Angola court rejects two appeals on vote, yet to rule on UNITA's

Reuters News
Posted: Sep 19, 2012 7:46 AM
Angola court rejects two appeals on vote, yet to rule on UNITA's

By Shrikesh Laxmidas

LUANDA (Reuters) - Angola's top court rejected appeals by two opposition parties on alleged irregularities in a vote won comfortably last month by President Jose Eduardo dos Santos' ruling MPLA party.

The Constitutional Court was also due to rule later on Wednesday on an appeal by main opposition party UNITA, which came second in the election with 19 percent.

If the court also rules against UNITA, opposition parties will have run out of legal avenues to object to the vote that cemented the MPLA's dominance over Africa's No. 2 oil producer.

Dos Santos, who has been in power in Angola for 33 years, and his party secured a new five-year term in the August 31 election, obtaining 72 percent of the vote.

All three parties said election irregularities and unfair ballot counting meant the vote was not credible.

UNITA leader Isaias Samakuva said before the election that the party would "resort to the courts and the people" if the vote was unfair. None of the opposition parties have called street demonstrations since the vote.

Third-placed CASA-CE, formed in March by UNITA dissident Abel Chivukuvuku, and the fourth-placed PRS party also filed appeals, which followed a rejection by the National Elections Commission of the three parties' complaints last week.

"The Constitutional Court has decided to rule as unfounded the appeal by CASA-CE," the court said in a statement, dismissing the party's complaints about access given to party delegates and discrepancies in vote-counting.

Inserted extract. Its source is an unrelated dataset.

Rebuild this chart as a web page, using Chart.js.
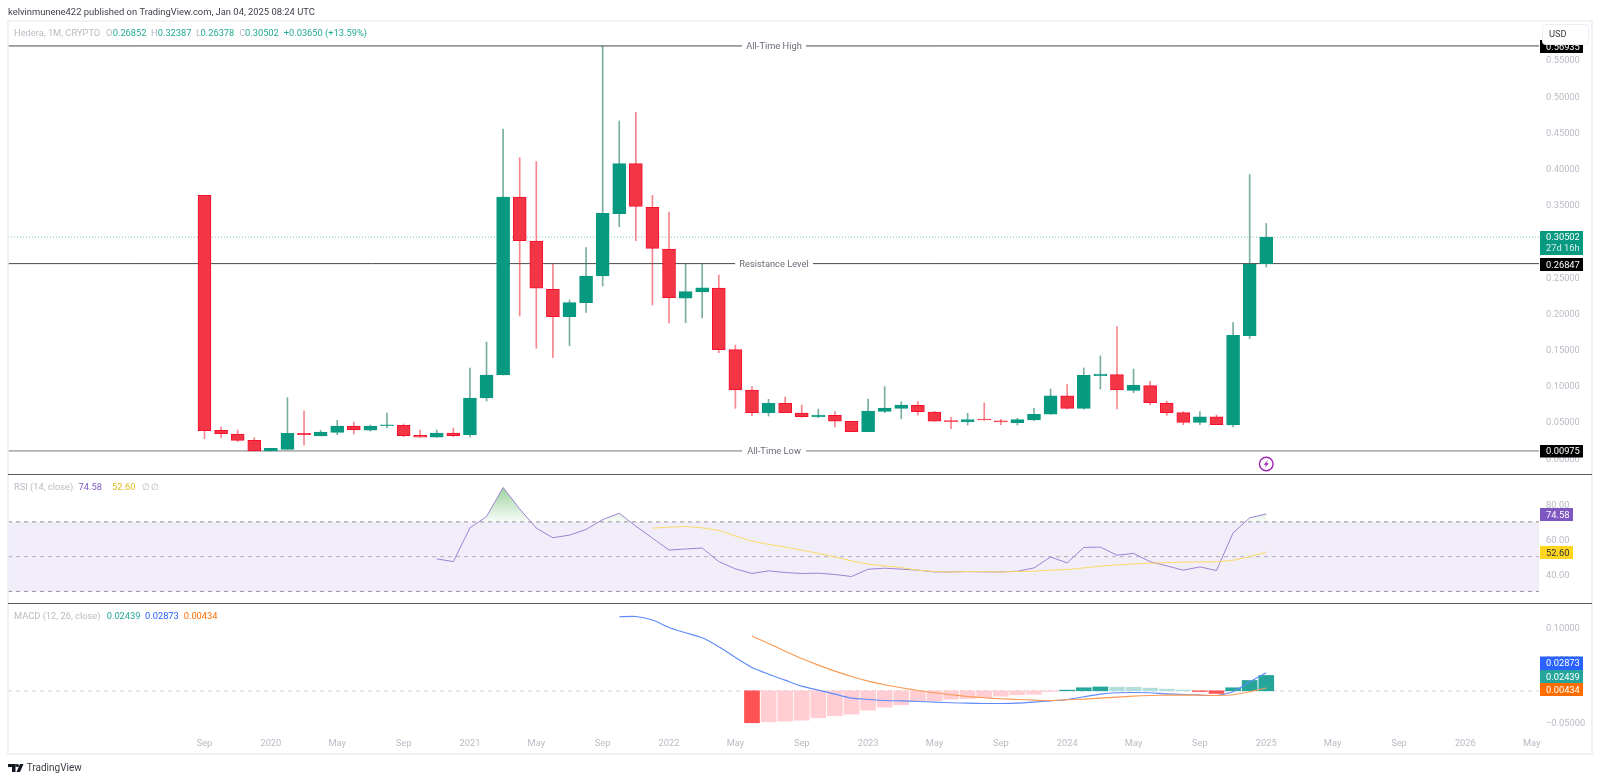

It rejected PRS's appeal on similar grounds.

Observers from the African Union, the Southern African Development Community, and the Community of Portuguese-Speaking States said the election, only the second since the end of a 27-year civil war a decade ago, had been credible.

The United States considered the ballot well-managed, but acknowledged "important concerns" raised by opposition parties.